Hier versuche ich mich der Frage zu stellen, warum ich als Katholik, dem die Liturgie wichtig ist, auf ein gigantisches charismatisches Event gehe. Ich könnte zwar sagen: Weil Jesus Christus da wirkt – und das wäre eine völlig ausreichende Antwort. Ich dachte mir aber, ein wenig mehr schadet vielleicht nicht.
Es gibt wohl zwischen einigen evangelikalen Gemeinden auf der einen und sehr traditionell geprägten Katholiken auf der anderen Seite ein spiegelbildlich geprägtes Vorurteil über die je andere Seite: Daß der vorgebliche Glaube an Jesus Christus offensichtlich nur ein Konstrukt der Gegenseite sei. In Wirklichkeit vertrete der andere doch nur eine hohle Lehre, die – je nachdem – dann als unbiblisch oder häretisch bezeichnet wird. Wenn der andere von Gott spricht, dann nur in einer quasi widerrechtlichen Aneignung. Daß uns die Eine Taufe verbindet und hinter der Taufe der Dreifaltige Gott, dafür ist im eigenen ideologischen Anspruch auf Alleinvertretung kein Raum.

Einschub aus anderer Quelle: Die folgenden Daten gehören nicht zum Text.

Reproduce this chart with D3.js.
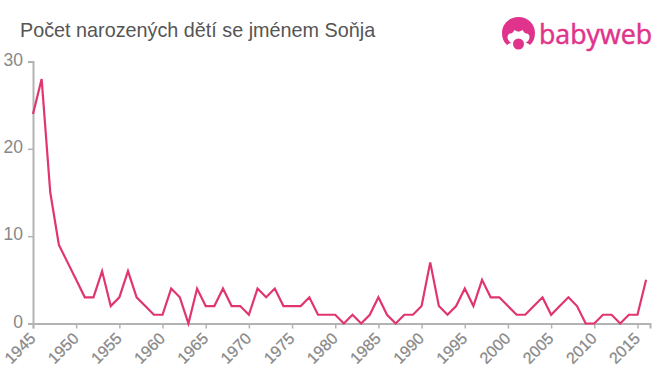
<!DOCTYPE html>
<html><head><meta charset="utf-8">
<script src="https://cdn.jsdelivr.net/npm/d3@7/dist/d3.min.js"></script>
<style>html,body{margin:0;padding:0;background:#fff}svg{display:block}text{font-family:"Liberation Sans",Arial,sans-serif}</style>
</head><body><svg id="c" width="660" height="375"></svg>
<script>
const title = "Počet narozených dětí se jménem Soňja";
const years = d3.range(1945, 2017);
const counts = [24,28,15,9,7,5,3,3,6,2,3,6,3,2,1,1,4,3,0,4,2,2,4,2,2,1,4,3,4,2,2,2,3,1,1,1,0,1,0,1,3,1,0,1,1,2,7,2,1,2,4,2,5,3,3,2,1,1,2,3,1,2,3,2,0,0,1,1,0,1,1,5];
const xTicks = d3.range(1945, 2016, 5);
const yTicks = [0,10,20,30];
const svg = d3.select("#c");
const x = d3.scaleLinear().domain([1945,2016.45]).range([33,650]);
const y = d3.scaleLinear().domain([0,30]).range([323.5,61.5]);
const axisCol = "#b3b3b3", tickCol = "#888888", lineCol = "#e0356f", logoCol = "#e0338b";
svg.append("text").attr("x",20).attr("y",36.5).attr("font-size",19.8).attr("fill","#555555").text(title);
const gx = svg.append("g").attr("transform","translate(0,323.5)")
  .call(d3.axisBottom(x).tickValues(xTicks).tickFormat(d3.format("d")).tickSizeOuter(0).tickSize(5));
gx.select(".domain").attr("stroke",axisCol).attr("stroke-width",2);
gx.selectAll(".tick line").attr("stroke",axisCol).attr("stroke-width",1.5);
gx.selectAll(".tick text").attr("fill",tickCol).attr("stroke",tickCol).attr("stroke-width",0.25).attr("font-size",16)
  .attr("text-anchor","end").attr("dx",0).attr("dy",0).attr("y",0)
  .attr("transform","translate(3,16) rotate(-45)");
const gy = svg.append("g").attr("transform","translate(33,0)")
  .call(d3.axisLeft(y).tickValues(yTicks).tickSizeOuter(0).tickSize(5));
gy.select(".domain").attr("stroke",axisCol).attr("stroke-width",2);
gy.selectAll(".tick line").attr("stroke",axisCol).attr("stroke-width",1.5);
gy.selectAll(".tick text").attr("fill",tickCol).attr("font-size",17.5).attr("x",-10).attr("dy","0.2em");
svg.append("path").datum(years.map((t,i)=>[t,counts[i]]))
  .attr("fill","none").attr("stroke",lineCol).attr("stroke-width",2.2).attr("stroke-linejoin","miter")
  .attr("d",d3.line().x(d=>x(d[0])).y(d=>y(d[1])));
// logo
const logo = svg.append("g").attr("fill",logoCol);
logo.append("path").attr("fill-rule","evenodd").attr("d","M518.500 17c-9.500 0-16.500 7-16.500 16 0 5 1.500 9 5 12 1.500-1.500 3-2 4.500-2-2.500-1.500-4-3.500-4-6 0-2 1.500-3.500 3-3.500 1.500 0 2.500-1 4-3.500 1 .8 2.500 1.500 4 1.500 1.500 0 3-.7 4-1.500 1.500 2.500 2.500 3.500 4 3.500 1.500 0 3 1.500 3 3.500 0 2.500-1.500 4.500-4 6 1.500 0 3 .5 4.500 2 3.500-3 5-7 5-12 0-9-7-16-16.500-16z");
logo.append("circle").attr("cx",518.500).attr("cy",44).attr("r",5.500);
svg.append("text").attr("x",539).attr("y",43.500).attr("font-size",26.500).attr("fill",logoCol).attr("stroke",logoCol).attr("stroke-width",0.5)
  .attr("style","font-family:'Open Sans',sans-serif").attr("textLength",113).attr("lengthAdjust","spacingAndGlyphs").text("babyweb");
</script></body></html>
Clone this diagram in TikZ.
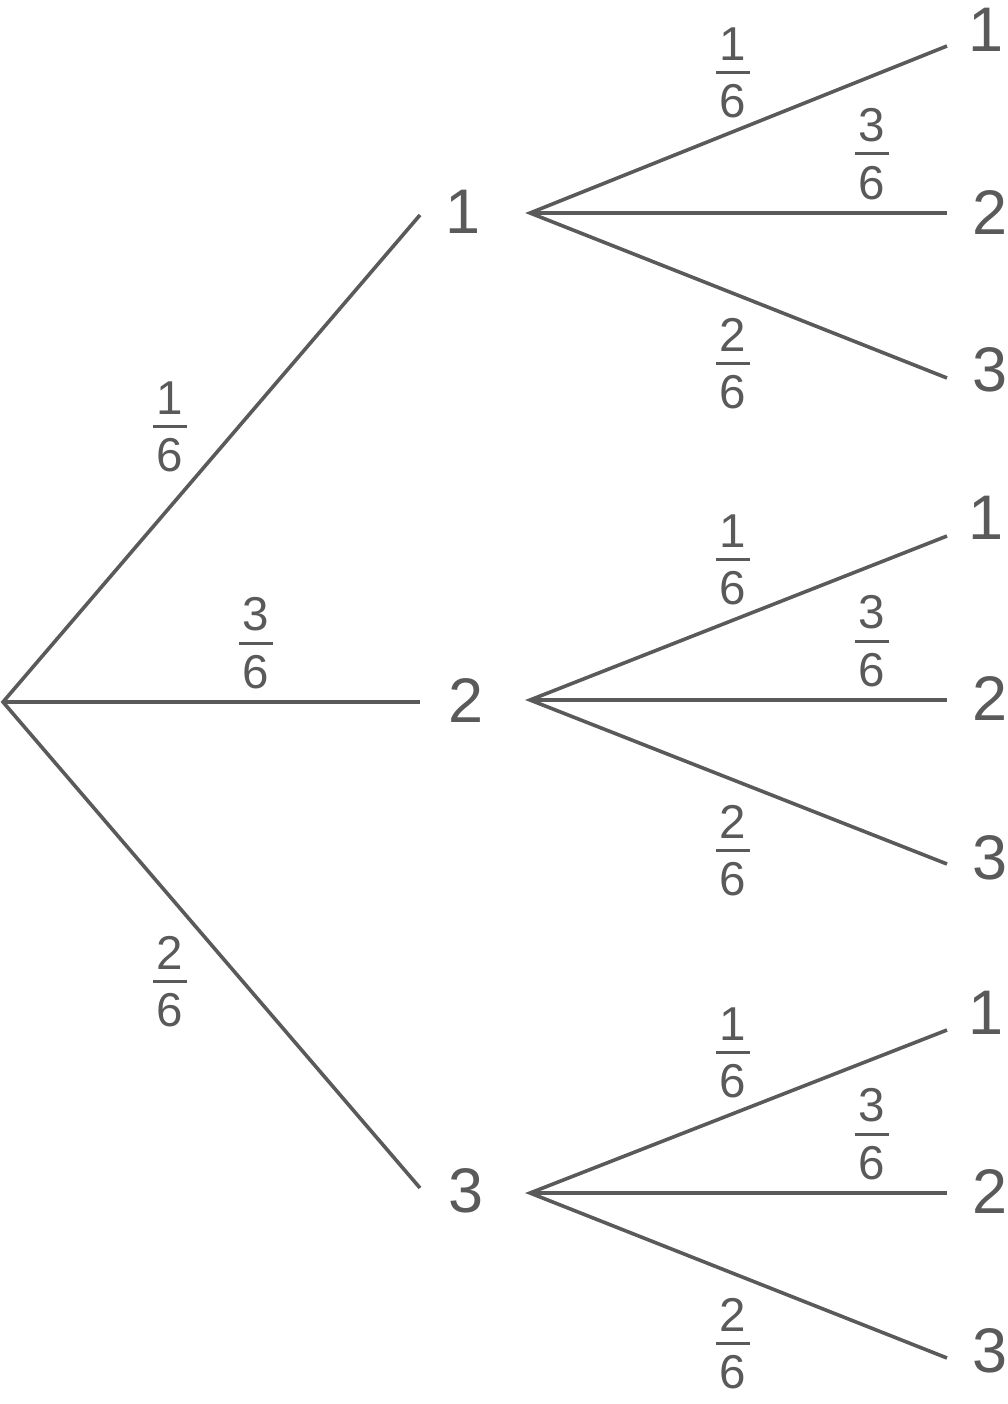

Die Taufe, die uns zu Kindern Gottes macht, ist jedoch der entscheidende Punkt. Einen von der liturgischen Tradition her geprägten Katholiken kommt es sicherlich schwer an, daß die Gnade offensichtlich auch da wirkt, wo eine Hinwendung zur liturgischen Hochform nicht unbedingt zu erwarten ist. Ja, vielleicht sogar da, wo noch ein weiter Weg zu dem zurückzulegen ist, was ein gläubiger Katholik als Kirche versteht. Jesus läßt sich oft in spektakulären Bekehrungen außerhalb der Katholischen Kirche finden. Offensichtlich ist es dem Vater so wichtig, daß verirrte Kinder den Weg nach Hause finden, daß er die Frage, ob dieses Haus ein Schuppen oder eine Villa ist, erst einmal hintanstellt.
Die Menschen, die mir vor drei Jahrzehnten diesen Heimweg finden halfen, waren unter anderem Freikirchler, Pfingstler, Evangelikale. Natürlich denke ich dabei an das Jesushaus in Düsseldorf, in dem mich die Erkenntnis »Es gibt Gott, und Er will in sein Eigentum zurück« wie ein Blitz traf. Es waren Freunde vom evangelikal geprägten Marburger Kreis, die mich aufnahmen und mit mir die Stille Zeit einübten. Es waren Pfingstler, die mich zur Zeltmission mitnahmen, mit mir die Bibel lasen und mir das Gefühl gaben, jederzeit bei ihnen willkommen zu sein.
Daß ich in dieser Zeit der ersten Begeisterung katholisch blieb und wurde, lag auch daran, daß sich mir in der Kirche eine Wirklichkeit öffnete, die der Liebe Gottes nichts hinzufügte, nicht irgendwelche arkanen Räume enthüllte, aber doch das Bild vervollständigte. Oft litt ich daran, mit den neuen Geschwistern nicht alles teilen zu können. Das war bitter, und der Zweifel nagte an mir. Was katholisch ist, mußte ich mir nach meiner Bekehrung Stück für Stück erobern und erklären lassen.
Auch die charismatische Erneuerung hatte ich mir nicht ausgesucht. Im Gegenteil; meinWeg begann, als mir begeisterte Menschen begegneten und ich an ihrem Überschwang Anstoß nahm. Die Skepsis war wichtig, denn sie konnte sich überzeugen lassen. Aus der Ablehung wurde Bejahung. Wären mir die auffälligen Eigenarten charismatischer Frömmigkeit – die Betonung des Lobgebetes, der Glaube an das Wirken Gottes im Alltag, die Erfahrung des Heiligen Geistes – gleichgültig gewesen, dann hätte ich nie weitergesucht. Und dass ich glauben kann – darüber staune ich heute noch.
Ich glaube, daß die Erfahrung der Charismen ein Geschenk Gottes ist. Ja, sogar ein ökumenisches Geschenk, das es uns ermöglicht, dankbar anzuerkennen, was der Herr unter allen, die die Taufe kennen, wirkt. Unterschiede in Überzeugungen gibt es, warum sie aber durch Unduldsamkeit und Rechthaberei vertiefen? Wer die unangefochtene, wirklich sichtbar einige, wirklich sichtbar heilige Kirche sehen will, muß sich bis zu seinem Dahinscheiden gedulden. In der Zwischenzeit kann es nicht schaden, gut miteinander umzugehen.